You want some of these effects in your 75 but the details depend on how creature-heavy the format looks at that moment. As I write this the World Championship XXVII Standard decklists have just been revealed and they suggest the sky may really be falling after all thanks to Alrund’s Epiphany — if the format reflects that going forward, you would rather have the disruptive three-drops that line up better against Izzet and Grixis. Against their intended targets, Skyclave Apparition and Brutal Cathar don’t overlap fully; Apparition hits Esika’s Chariot while Cathar can permanently hit a Treefolk token from Wrenn & Seven that threatens to stabilize the battlefield. Outside of these specific uses, Cathar is usually stronger as the opponent gets a weaker reward for removing it and Moonrage Brute is a more substantial threat against a reactive, creature-light Izzet deck.
Skyclave Apparition was rightly hailed on its release as one of the best white cards printed in years and a good omen for white’s future direction.

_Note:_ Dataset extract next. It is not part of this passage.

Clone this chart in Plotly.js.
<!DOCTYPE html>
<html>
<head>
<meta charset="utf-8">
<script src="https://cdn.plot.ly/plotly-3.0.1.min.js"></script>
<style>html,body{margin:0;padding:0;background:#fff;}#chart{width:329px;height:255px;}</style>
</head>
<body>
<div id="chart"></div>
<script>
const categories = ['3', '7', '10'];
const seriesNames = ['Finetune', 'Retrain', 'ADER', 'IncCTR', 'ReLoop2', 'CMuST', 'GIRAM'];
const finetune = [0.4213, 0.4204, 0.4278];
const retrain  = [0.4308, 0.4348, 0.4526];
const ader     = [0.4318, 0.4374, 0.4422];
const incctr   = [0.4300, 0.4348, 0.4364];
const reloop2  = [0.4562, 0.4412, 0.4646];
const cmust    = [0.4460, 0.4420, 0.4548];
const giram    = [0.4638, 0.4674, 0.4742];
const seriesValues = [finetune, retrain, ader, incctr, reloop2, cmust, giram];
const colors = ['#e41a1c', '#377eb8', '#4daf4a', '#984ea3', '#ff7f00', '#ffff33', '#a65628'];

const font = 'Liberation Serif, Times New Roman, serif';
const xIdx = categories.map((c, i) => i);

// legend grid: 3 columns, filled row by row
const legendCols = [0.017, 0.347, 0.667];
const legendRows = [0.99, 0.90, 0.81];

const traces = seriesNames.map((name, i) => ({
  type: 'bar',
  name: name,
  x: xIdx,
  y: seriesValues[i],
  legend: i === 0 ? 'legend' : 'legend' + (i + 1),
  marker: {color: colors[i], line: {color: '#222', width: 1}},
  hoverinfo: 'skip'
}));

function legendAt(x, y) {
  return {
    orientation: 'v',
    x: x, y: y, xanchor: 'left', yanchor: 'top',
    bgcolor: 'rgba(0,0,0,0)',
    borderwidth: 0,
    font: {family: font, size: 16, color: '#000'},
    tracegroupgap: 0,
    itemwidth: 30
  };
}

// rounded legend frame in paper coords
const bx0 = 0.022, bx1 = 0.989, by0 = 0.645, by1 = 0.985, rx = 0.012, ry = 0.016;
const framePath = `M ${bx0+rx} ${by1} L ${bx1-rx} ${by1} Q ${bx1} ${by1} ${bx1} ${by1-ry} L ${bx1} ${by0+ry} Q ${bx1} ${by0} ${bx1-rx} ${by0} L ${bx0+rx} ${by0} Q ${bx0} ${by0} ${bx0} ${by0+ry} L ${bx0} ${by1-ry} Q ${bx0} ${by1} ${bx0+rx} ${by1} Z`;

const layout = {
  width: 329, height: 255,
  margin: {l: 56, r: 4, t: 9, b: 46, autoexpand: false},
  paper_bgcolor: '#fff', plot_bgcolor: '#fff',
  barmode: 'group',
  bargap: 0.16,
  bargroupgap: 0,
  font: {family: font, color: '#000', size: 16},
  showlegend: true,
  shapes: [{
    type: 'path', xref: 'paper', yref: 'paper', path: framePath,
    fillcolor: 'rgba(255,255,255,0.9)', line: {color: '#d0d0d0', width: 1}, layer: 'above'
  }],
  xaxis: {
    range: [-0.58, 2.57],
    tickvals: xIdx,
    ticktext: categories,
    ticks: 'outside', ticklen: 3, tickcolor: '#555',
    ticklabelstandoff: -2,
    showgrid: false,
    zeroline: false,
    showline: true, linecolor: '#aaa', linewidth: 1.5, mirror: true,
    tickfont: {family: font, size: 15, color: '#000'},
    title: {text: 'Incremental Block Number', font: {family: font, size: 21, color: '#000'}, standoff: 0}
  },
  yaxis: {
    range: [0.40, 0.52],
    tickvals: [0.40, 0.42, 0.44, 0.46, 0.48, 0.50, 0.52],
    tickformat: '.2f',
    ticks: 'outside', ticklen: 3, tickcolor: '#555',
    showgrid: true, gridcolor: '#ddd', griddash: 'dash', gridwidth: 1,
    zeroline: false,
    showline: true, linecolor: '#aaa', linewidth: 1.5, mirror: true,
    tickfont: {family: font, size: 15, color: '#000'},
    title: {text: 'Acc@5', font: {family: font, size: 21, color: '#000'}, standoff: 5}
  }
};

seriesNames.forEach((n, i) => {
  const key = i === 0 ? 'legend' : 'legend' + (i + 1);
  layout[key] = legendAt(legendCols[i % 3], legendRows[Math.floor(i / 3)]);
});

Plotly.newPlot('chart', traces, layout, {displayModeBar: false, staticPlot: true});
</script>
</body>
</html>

The fact that it might be squeezed out of its ideal home here shows just how strong the competition is for those slots.
Fateful Absence isn’t the card ruining Standard right now but it’s at its best in a deck that can capitalize on whatever ill-defined ‘tempo’ it offers while giving them few opportunities to crack the Clue. Apparition and Cathar cover some of your removal needs but when you’re so glutted on three-drops a cheaper, instant-speed removal spell is a godsend.
Creatures (29)
- 4 Luminarch Aspirant
- 4 Usher of the Fallen
- 3 Reidane, God of the Worthy
- 4 Elite Spellbinder
- 3 Stonebinder's Familiar
- 4 Intrepid Adversary
- 4 Sungold Sentinel
- 3 Adeline, Resplendent Cathar
Lands (24)
Spells (7)
Ikawa and Sato’s list is unique in having the 24th land but I support that choice – just like Mono-White Aggro❄ last format, you have so many good uses for excess mana (and a mana sink woven into the manabase in Faceless Haven) that manascrew is a bigger concern. Paladin Class, Maul of the Skyclaves, and Intrepid Adversary are deceptively mana-hungry and a higher land count acknowledges this.

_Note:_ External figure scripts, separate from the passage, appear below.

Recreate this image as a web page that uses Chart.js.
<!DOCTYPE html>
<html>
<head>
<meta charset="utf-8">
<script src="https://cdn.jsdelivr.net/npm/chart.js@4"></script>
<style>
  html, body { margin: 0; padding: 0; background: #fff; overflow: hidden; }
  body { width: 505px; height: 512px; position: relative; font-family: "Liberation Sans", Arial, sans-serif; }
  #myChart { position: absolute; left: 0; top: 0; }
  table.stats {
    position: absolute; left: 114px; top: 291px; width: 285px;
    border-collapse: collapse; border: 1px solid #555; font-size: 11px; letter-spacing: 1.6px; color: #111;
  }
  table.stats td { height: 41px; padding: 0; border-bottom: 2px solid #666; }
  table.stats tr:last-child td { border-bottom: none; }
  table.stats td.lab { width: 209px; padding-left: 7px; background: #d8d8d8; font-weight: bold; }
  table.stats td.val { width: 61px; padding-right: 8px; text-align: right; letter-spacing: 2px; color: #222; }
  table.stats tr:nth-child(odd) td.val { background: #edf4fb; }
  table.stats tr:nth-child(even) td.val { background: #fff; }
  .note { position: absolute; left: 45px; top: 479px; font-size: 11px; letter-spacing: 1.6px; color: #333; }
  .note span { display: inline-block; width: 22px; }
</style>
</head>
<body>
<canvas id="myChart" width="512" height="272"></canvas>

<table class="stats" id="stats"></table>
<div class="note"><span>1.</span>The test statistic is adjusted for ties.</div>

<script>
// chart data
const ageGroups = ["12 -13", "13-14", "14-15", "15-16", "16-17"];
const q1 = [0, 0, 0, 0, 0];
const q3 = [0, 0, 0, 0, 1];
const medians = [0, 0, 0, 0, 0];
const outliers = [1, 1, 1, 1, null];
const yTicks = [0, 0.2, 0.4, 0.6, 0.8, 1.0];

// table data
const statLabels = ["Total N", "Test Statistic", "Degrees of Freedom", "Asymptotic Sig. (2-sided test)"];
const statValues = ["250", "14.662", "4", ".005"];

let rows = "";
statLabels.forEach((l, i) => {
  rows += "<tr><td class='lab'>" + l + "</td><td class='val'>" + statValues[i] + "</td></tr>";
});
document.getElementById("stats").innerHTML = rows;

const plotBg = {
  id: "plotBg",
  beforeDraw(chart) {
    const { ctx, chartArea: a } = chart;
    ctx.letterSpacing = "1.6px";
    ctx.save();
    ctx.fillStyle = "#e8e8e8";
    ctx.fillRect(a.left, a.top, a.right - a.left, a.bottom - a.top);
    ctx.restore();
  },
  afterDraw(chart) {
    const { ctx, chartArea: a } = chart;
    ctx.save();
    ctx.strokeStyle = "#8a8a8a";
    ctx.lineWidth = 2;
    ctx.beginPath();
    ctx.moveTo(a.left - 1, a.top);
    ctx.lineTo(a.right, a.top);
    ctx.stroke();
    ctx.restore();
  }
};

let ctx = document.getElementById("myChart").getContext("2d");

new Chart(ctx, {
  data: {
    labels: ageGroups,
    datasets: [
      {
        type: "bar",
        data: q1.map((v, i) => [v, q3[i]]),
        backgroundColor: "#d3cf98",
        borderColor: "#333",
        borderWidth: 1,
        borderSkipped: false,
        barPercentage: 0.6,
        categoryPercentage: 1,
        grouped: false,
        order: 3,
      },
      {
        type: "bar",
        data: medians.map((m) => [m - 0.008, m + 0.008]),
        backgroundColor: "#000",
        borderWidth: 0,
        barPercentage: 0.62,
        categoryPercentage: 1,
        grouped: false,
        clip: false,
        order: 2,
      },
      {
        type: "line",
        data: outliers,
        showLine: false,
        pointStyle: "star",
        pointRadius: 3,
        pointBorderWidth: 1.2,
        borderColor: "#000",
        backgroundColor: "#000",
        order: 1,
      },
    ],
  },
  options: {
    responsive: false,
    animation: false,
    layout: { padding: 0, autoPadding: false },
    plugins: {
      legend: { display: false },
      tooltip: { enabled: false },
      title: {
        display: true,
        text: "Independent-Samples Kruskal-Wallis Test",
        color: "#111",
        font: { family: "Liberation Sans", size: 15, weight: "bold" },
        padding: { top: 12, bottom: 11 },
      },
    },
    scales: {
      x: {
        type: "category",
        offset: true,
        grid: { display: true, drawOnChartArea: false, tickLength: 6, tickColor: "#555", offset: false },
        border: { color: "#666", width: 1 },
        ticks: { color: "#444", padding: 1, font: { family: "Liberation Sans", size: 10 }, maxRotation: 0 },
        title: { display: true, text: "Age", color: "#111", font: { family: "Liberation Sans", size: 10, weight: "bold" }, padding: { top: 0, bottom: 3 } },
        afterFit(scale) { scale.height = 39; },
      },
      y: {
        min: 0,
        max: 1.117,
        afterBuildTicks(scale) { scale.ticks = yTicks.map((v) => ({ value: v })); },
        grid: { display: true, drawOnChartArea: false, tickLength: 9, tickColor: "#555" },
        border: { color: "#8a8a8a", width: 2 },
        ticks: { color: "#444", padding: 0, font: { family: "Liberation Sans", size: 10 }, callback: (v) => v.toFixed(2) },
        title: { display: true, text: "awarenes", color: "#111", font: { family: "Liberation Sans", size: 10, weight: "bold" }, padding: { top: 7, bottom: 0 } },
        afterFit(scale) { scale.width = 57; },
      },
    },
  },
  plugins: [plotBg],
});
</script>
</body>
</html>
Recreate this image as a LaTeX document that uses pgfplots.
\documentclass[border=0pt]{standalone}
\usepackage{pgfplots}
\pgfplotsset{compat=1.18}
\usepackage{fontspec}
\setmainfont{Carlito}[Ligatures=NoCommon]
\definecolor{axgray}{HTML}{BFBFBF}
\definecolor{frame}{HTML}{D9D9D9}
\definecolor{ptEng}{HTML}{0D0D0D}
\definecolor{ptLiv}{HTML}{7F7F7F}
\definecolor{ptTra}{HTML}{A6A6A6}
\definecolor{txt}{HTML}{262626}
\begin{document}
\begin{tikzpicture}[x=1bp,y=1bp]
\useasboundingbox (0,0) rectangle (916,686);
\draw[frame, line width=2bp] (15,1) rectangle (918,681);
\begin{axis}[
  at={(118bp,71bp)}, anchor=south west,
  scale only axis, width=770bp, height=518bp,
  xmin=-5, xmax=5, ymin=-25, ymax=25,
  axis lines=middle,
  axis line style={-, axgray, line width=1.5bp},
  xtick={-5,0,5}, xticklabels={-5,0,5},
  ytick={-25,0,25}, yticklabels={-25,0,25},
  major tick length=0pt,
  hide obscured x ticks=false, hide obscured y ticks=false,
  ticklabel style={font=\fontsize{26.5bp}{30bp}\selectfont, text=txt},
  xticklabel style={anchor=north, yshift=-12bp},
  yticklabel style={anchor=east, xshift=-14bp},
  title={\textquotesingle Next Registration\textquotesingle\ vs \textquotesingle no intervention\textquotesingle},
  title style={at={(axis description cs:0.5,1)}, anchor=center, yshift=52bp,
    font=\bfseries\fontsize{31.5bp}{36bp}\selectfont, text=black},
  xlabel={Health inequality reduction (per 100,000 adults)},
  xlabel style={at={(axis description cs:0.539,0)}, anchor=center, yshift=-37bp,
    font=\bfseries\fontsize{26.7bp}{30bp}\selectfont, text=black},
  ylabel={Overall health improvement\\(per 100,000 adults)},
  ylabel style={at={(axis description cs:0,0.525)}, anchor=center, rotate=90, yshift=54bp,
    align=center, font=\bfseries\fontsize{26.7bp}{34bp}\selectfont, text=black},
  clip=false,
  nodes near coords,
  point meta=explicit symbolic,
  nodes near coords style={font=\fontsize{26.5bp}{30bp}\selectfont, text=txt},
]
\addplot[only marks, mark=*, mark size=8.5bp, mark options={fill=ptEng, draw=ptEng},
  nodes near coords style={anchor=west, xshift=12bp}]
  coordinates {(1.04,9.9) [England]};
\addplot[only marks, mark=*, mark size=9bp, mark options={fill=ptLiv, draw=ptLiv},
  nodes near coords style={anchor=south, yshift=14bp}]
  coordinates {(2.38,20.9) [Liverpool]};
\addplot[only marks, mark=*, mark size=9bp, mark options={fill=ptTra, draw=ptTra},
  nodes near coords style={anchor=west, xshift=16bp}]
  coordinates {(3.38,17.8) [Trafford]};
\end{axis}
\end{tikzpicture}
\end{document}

I don’t like Cave of the Frost Dragon as that additional land. The cycle of creature-lands from Adventures in the Forgotten Realms are generally fantastic but unsurprisingly the white one is by far the worst — it costs a lot to activate, gives a poor return on that cost, and entering the battlefield tapped in the mid-game can be disastrous (also my primary concern about Kabira Takedown, the best modal DFC for that slot here).

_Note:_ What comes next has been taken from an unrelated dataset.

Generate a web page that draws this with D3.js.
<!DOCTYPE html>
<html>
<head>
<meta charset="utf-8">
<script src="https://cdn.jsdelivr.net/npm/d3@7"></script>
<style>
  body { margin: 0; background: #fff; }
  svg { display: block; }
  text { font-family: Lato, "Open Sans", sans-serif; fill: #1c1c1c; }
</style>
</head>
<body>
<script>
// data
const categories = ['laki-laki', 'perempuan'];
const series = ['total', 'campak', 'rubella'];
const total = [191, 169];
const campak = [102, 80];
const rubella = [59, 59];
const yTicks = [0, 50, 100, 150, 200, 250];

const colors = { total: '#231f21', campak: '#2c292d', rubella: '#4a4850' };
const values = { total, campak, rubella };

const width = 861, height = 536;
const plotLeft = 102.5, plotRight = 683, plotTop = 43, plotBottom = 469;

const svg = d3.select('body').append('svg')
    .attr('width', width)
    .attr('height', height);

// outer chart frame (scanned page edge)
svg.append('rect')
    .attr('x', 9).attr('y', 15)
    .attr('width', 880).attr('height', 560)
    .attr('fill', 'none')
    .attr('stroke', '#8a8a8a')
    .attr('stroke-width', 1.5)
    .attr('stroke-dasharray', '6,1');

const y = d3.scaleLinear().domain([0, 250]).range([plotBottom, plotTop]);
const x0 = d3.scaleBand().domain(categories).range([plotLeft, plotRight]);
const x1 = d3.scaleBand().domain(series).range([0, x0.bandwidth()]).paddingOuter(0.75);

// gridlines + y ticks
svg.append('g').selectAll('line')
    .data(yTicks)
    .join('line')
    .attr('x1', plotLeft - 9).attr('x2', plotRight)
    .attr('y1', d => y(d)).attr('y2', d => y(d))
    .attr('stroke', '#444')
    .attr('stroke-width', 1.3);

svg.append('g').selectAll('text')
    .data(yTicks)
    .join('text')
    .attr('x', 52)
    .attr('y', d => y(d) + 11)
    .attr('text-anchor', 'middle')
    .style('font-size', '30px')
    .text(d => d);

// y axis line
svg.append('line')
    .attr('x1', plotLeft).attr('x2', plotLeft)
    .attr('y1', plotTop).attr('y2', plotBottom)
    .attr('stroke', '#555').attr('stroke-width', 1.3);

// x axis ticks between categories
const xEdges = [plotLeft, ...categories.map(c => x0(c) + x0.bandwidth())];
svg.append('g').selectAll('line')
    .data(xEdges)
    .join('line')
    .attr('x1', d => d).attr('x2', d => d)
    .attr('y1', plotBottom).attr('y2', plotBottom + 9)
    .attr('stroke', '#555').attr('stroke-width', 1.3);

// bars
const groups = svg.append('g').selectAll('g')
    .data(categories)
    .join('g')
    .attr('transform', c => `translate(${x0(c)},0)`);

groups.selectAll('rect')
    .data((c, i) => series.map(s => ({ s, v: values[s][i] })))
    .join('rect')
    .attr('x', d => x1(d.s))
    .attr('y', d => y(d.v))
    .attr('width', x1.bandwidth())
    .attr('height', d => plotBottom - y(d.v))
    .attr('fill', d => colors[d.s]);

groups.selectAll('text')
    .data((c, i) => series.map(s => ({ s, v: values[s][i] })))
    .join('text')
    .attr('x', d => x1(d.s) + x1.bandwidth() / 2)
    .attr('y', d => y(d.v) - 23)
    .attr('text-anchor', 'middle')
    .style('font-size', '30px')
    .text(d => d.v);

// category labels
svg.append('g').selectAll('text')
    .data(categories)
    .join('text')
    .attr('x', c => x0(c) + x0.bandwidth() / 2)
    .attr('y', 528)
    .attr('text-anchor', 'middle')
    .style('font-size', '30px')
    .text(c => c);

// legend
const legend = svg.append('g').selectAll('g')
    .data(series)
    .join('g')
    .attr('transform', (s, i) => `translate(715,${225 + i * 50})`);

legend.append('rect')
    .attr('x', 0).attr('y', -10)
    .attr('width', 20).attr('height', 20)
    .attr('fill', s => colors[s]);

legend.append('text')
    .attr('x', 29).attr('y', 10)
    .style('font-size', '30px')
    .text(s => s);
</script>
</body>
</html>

Your sideboard choices are predictably limited in a single colour but Mono-White Aggro❄ at least enjoys a wider range of options than its green rival.
Guardian of Faith and Glorious Protector are here as sweeper insurance against Izzet but are often more appealing as flash threats than anything else. Note that both of these also work well against Cyclone Summoner, an increasingly common sideboard tactic for Izzet Epiphany.
The only three-drop without a clear role, Gavony Dawnguard lets you upgrade your least suitable three-drop in any matchup but I would prefer to use these slots on the overflowing toolbox of other three-drops that have a specific purpose.
Mono-White Aggro❄ made a dramatic entrance into Innistrad: Midnight Hunt Standard just in time to make a mark on Worlds too. With any luck, Alrund’s Epiphany and Esika’s Chariot will be upstaged by Luminarch Aspirant this weekend.